We report on mercury in the atmosphere of east Asia (Japan, Korea, and China) as measured from sea level to ∼7000 m during 16 research flights in the National Science Foundation (NSF)/National Center for Atmospheric Research (NCAR) C‐130 aircraft during the Asian Pacific Regional Aerosol Characterization Experiment (ACE‐Asia) campaign (http://saga.pmel.noaa.gov/aceasia/). The air at all altitudes contained concentrations of atmospheric mercury above the global background. The atmosphere was highly stratified with plumes originating from massive dust storms carried out of China, from local industrial pollution, from volcanoes, and, less well defined, from biomass burning. Most often the air masses were mixtures, e.g., dust layers contained anthropogenic emissions or volcanic plumes were embedded in anthropogenic pollution; thus the total data set showed no significant correlations of gaseous mercury with the most common anthropogenic pollutants in the area (CO and SO2), but good correlations were observed for identifiable plumes. Highest mixing ratios for gaseous elemental mercury (GEM) were found in industrial plumes exiting China (∼6.3 ng/m3), Korea (∼3 ng/m3), and Japan (∼3 ng/m3). The core of the plume from Miyake Jima volcano contained ∼3.7 ng/m3 of GEM. Crustal mercury was also present, emitted and subsequently deposited during the outbreak of the spring dust storms. Some of the nondust aerosols contained soluble mercury in highly variable ratios with the gas‐phase mercury contained in the same plume.
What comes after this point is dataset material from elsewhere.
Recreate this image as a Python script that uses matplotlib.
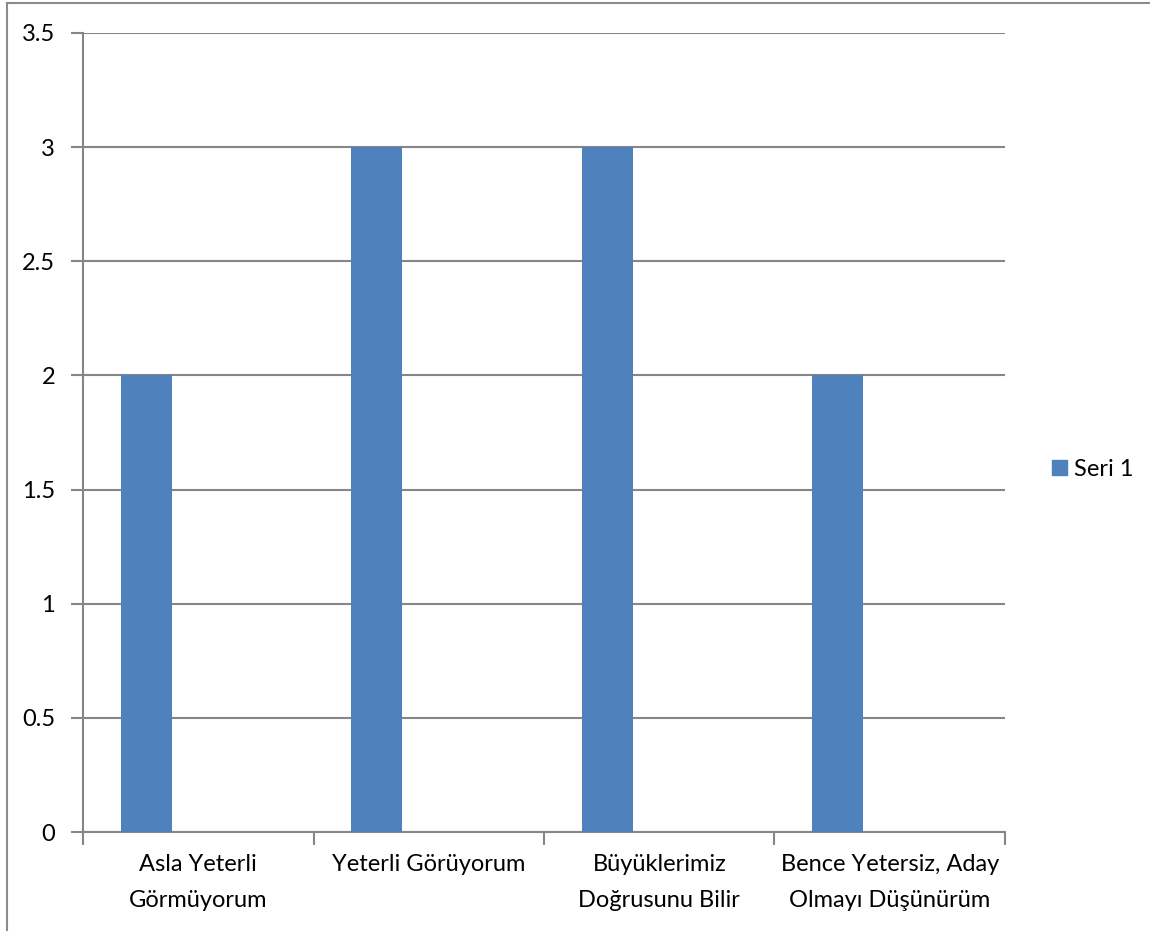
import matplotlib.pyplot as plt
from matplotlib.lines import Line2D
from matplotlib.patches import Patch

# --- DATA ---
categories = ["Asla Yeterli\nGörmüyorum", "Yeterli Görüyorum",
              "Büyüklerimiz\nDoğrusunu Bilir", "Bence Yetersiz, Aday\nOlmayı Düşünürüm"]
values = [2, 3, 3, 2]
series_name = "Seri 1"
y_ticks = [0, 0.5, 1, 1.5, 2, 2.5, 3, 3.5]

# --- STYLE ---
BAR_COLOR = "#4F81BD"
GRID_COLOR = "#868686"
FONT = ["Lato", "DejaVu Sans"]
FS = 17
plt.rcParams["font.family"] = FONT

fig = plt.figure(figsize=(11.5, 9.31), dpi=100)
ax = fig.add_axes([0.0722, 0.1063, 0.8017, 0.8583])

# bars sit left of the category centre, like an Excel cluster
positions = [i - 0.225 for i in range(len(values))]
ax.bar(positions, values, width=0.221, color=BAR_COLOR, zorder=3)

ax.set_xlim(-0.5, len(values) - 0.5)
ax.set_ylim(0, 3.5)
ax.set_yticks(y_ticks)
ax.set_yticklabels([f"{t:g}" for t in y_ticks], fontsize=FS)
ax.yaxis.grid(True, color=GRID_COLOR, linewidth=1.5, zorder=0)

# tick marks at category boundaries, labels at centres
ax.set_xticks([i - 0.5 for i in range(len(values) + 1)])
ax.set_xticklabels([])
ax.set_xticks(range(len(values)), minor=True)
ax.set_xticklabels(categories, minor=True, fontsize=FS, linespacing=1.85)
ax.tick_params(axis="x", which="minor", length=0, pad=16)
ax.tick_params(axis="x", which="major", length=9, width=1.5, color=GRID_COLOR)
ax.tick_params(axis="y", length=9, width=1.5, color=GRID_COLOR, pad=11)

for side in ["top", "right"]:
    ax.spines[side].set_visible(False)
for side in ["left", "bottom"]:
    ax.spines[side].set_color(GRID_COLOR)
    ax.spines[side].set_linewidth(1.5)

# legend
fig.legend(handles=[Patch(color=BAR_COLOR, label=series_name)],
           loc="center left", bbox_to_anchor=(0.896, 0.496), frameon=False,
           fontsize=FS, handlelength=0.65, handleheight=0.65, handletextpad=0.3)

# chart border (left and top visible)
fig.add_artist(Line2D([0.0063, 0.0063], [0, 0.997], color="#8c8c8c", linewidth=1.5))
fig.add_artist(Line2D([0.0063, 1], [0.997, 0.997], color="#8c8c8c", linewidth=1.5))

fig.savefig("out.png", dpi=100)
Preliminary estimates for the export from China are 5–15 t of crustal mercury during the dust storms, ∼150 t/yr of gas‐phase mercury from biomass/biofuel combustion, and ∼600 t/yr from industrial sources, mostly from coal combustion. Gaseous mercury is a useful tracer for industrial, volcanic, and biomass‐burning sources, but in most cases, robust plume identification required one or more cotracers. Because of the inertness of GEM and the ease of its measurement it is well suited for the tracking of long‐range transport.